Contemplating NaNoWriMo

Contemplating NaNoWriMoCall me crazy, but I’m contemplating NaNoWriMo. National Novel Writing Month originated in the US as a challenge event to get writers to attempt a fifty-thousand word manuscript through November.

A non-profit initiative promoting creative writing, NaNoWriMo originally aimed at first timers to write ‘that one book we all have in us.’ Now all kinds of writers participate, taking up the challenge to draft a book in a month. The challenge equates to producing 1366 words a day.

No Prizes

NaNoWriMo has a website through which you can manage your progress against target, writing tools, community pages and more including a badge and certificate if you ‘win’ by completing a draft of your novel.

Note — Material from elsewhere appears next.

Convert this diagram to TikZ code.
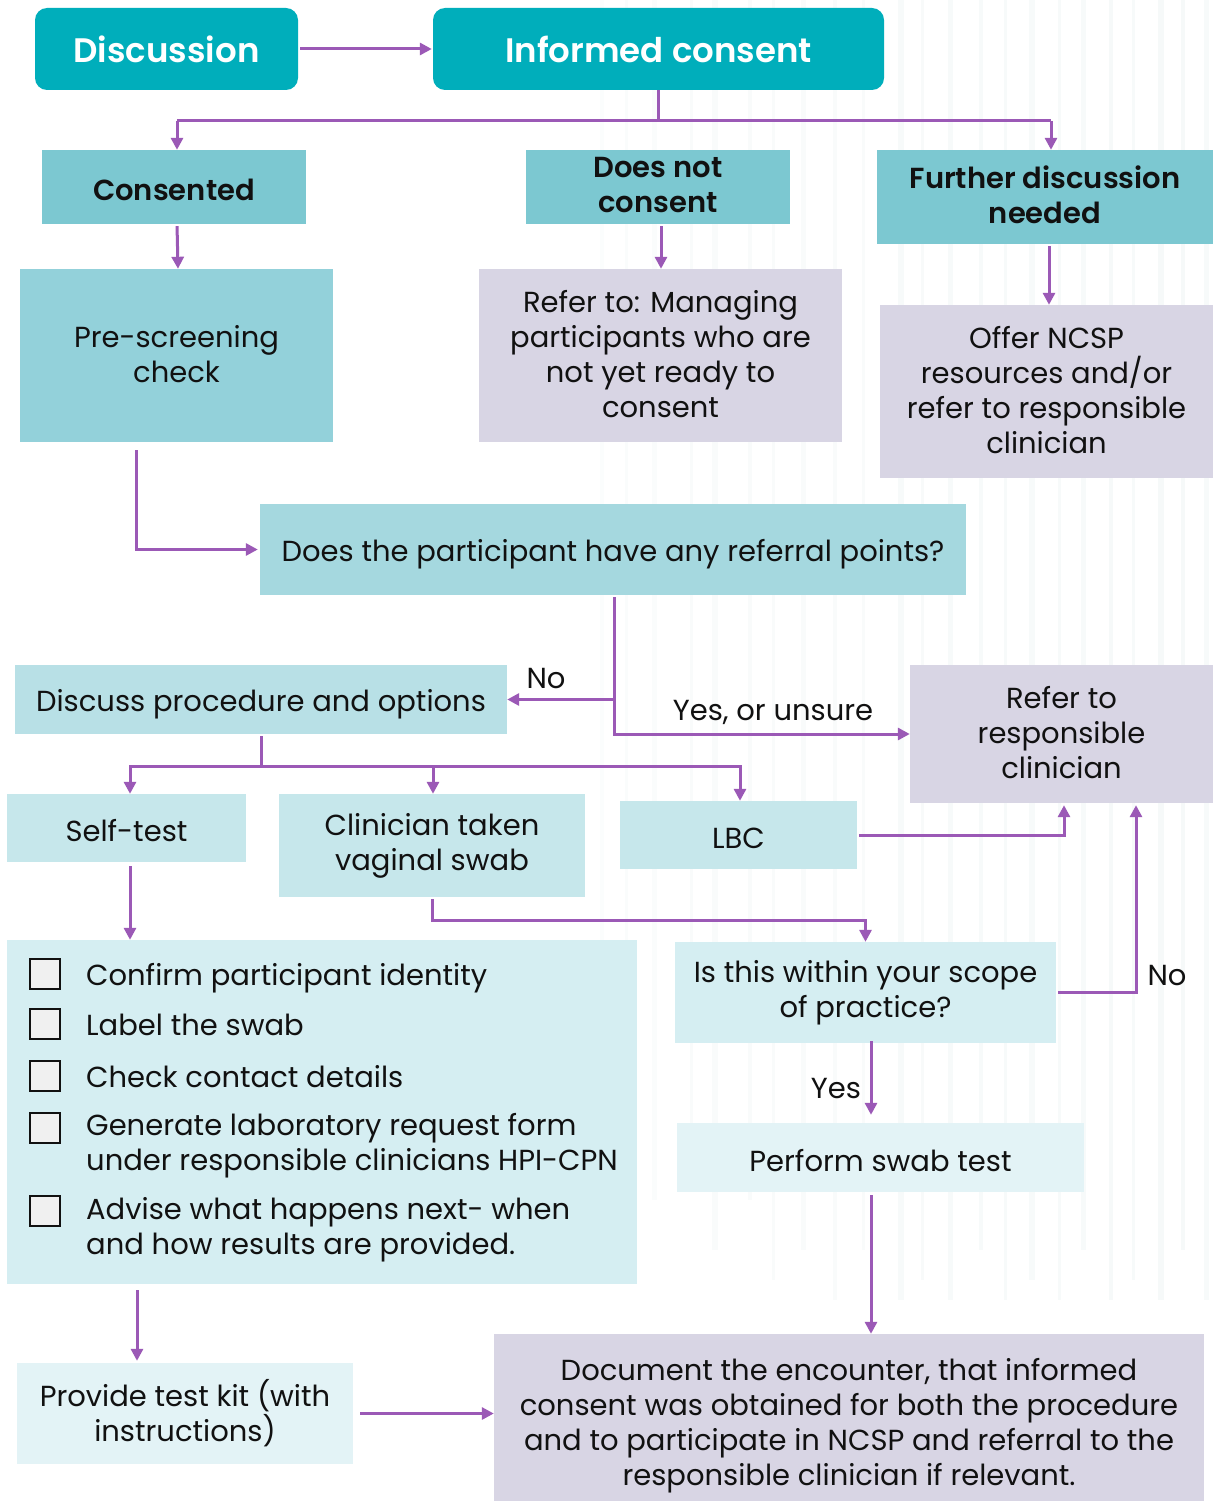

But that’s not the point. The aim is the challenge itself: a book in a month.

A short book. Not  even that: a draft of a short book

How hard can it be?

1366 words a day. Alongside your normal routine. Without writer’s block. That hard.

Proof Positive

A work colleague of mine completed it several years ago. I didn’t get to read it, though I wish I had. Ever since, I’ve contemplated NaNoWriMo as a means to get something out fast, even if it’s the dirtiest of dirty drafts.

Is it the answer to one of my problems: too many stories, too little time?

I’m up for a challenge.

I have characters, I have almost four thousand words of outline, plot, scenes, bits of dialogue. I have a setting, a fantasy world, lore, history. My writing is mostly character-first. It’s not like I’m discovery writing the whole thing from scratch.

Even if I don’t ‘win’ – and many don’t – I’ll get further than not starting at all. I’ll have the bones of another book to finish, and the experience of putting another full-length story together.

The fact that I’m still contemplating NaNoWriMo tells me something.